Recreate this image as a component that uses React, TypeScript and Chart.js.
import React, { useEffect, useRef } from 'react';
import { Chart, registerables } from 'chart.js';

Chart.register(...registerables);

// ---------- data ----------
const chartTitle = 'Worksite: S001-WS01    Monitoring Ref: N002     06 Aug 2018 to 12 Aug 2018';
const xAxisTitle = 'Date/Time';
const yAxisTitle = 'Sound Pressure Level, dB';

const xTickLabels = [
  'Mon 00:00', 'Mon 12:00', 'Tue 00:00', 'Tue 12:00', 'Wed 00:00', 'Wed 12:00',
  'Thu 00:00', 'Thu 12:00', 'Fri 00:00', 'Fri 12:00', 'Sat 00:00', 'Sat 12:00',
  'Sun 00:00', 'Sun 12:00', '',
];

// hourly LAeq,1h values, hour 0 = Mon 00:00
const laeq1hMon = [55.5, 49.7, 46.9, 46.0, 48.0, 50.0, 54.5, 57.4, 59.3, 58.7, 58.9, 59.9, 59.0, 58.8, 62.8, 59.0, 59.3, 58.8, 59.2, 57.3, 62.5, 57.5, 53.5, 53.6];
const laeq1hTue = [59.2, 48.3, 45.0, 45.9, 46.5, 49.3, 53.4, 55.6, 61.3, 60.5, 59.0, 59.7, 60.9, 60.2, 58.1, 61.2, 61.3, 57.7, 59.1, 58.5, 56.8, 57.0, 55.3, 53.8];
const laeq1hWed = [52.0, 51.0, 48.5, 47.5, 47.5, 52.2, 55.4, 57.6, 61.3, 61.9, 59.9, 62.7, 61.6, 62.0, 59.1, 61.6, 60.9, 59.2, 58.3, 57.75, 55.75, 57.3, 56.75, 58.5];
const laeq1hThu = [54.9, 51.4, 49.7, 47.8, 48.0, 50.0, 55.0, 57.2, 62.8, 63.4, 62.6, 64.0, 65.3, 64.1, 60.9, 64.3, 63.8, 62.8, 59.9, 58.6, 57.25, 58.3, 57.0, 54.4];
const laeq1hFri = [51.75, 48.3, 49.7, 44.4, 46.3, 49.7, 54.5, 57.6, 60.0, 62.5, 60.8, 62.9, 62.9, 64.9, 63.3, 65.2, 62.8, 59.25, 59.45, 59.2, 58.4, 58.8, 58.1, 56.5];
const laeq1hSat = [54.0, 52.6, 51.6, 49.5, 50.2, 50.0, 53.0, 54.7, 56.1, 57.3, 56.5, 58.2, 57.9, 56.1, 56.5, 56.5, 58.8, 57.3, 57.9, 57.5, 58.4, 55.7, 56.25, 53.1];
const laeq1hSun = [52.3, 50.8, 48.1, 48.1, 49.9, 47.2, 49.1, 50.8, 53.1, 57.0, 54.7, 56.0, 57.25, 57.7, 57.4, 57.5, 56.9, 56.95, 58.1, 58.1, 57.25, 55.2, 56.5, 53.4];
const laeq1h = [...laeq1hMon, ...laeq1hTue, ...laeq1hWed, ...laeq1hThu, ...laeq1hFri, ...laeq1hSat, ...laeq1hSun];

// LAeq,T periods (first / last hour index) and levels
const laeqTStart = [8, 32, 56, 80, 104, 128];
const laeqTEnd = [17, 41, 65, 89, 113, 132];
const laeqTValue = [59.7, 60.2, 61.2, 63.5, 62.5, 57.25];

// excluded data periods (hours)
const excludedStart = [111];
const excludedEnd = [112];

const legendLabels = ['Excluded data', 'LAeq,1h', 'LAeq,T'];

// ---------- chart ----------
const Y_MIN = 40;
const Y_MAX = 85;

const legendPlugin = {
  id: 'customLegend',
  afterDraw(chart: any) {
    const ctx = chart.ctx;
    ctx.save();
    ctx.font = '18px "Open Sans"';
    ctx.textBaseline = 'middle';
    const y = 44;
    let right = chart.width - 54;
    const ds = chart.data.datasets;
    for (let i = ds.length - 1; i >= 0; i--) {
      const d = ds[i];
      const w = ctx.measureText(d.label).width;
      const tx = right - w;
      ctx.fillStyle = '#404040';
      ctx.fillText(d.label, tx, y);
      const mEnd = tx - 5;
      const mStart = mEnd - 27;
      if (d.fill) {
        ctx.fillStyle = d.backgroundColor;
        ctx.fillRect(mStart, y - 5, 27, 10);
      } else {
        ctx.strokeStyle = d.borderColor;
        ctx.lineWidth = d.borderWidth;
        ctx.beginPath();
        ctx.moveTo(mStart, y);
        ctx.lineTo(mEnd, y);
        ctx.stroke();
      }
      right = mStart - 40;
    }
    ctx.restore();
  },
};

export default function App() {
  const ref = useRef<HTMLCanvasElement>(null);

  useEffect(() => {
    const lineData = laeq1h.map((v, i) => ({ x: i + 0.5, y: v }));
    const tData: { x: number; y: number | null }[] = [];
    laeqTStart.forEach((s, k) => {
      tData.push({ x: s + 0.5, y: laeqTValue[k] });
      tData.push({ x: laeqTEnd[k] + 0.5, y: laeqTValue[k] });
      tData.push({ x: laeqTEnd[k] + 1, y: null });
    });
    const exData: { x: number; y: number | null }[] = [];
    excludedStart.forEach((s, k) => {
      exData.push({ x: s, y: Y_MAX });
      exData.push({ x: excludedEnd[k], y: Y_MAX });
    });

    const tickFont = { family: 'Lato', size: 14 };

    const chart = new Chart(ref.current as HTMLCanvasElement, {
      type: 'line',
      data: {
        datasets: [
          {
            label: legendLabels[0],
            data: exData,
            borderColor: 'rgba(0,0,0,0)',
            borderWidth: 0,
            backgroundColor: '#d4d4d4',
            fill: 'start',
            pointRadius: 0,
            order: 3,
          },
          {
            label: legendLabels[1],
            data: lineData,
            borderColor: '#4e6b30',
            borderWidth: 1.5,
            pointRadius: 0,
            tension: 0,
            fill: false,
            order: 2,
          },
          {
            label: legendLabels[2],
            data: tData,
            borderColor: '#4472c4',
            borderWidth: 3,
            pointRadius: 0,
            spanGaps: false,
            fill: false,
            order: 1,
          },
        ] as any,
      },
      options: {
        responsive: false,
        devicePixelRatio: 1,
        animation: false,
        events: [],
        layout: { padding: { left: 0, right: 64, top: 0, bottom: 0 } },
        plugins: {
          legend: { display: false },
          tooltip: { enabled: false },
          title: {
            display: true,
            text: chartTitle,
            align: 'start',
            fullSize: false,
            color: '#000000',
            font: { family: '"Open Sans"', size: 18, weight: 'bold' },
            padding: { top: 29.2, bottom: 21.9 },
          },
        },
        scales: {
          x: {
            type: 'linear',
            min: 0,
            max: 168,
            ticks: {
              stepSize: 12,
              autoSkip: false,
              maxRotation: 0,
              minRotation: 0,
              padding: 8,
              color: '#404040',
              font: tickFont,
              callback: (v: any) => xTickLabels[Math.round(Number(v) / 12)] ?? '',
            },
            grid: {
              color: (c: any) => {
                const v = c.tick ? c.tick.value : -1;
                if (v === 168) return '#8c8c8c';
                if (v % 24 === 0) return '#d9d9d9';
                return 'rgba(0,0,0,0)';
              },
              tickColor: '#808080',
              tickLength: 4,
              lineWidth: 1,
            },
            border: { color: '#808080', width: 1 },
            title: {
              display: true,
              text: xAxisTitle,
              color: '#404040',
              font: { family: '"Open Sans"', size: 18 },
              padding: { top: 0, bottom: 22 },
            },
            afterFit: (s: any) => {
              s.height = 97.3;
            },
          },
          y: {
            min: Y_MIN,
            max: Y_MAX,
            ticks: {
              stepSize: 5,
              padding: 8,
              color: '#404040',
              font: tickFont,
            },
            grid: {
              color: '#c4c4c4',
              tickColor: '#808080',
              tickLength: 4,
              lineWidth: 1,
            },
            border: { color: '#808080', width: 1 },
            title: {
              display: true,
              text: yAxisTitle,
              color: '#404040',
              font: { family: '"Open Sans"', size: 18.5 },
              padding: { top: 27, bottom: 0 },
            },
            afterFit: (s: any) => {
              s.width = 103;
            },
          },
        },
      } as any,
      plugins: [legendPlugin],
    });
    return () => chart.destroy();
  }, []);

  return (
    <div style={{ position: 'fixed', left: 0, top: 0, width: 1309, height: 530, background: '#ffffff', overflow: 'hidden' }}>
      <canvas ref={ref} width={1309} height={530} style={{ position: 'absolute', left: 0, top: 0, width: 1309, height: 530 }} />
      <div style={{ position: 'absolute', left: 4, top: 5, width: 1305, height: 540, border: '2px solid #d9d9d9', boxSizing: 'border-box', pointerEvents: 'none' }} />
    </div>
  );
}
----
## Short problem
Lines from the beginning of the data above through the line containing "const yAxisTitle = 'Sound" are to be returned exactly, and no others.

## Response
Recreate this image as a component that uses React, TypeScript and Chart.js.
import React, { useEffect, useRef } from 'react';
import { Chart, registerables } from 'chart.js';

Chart.register(...registerables);

// ---------- data ----------
const chartTitle = 'Worksite: S001-WS01    Monitoring Ref: N002     06 Aug 2018 to 12 Aug 2018';
const xAxisTitle = 'Date/Time';
const yAxisTitle = 'Sound Pressure Level, dB';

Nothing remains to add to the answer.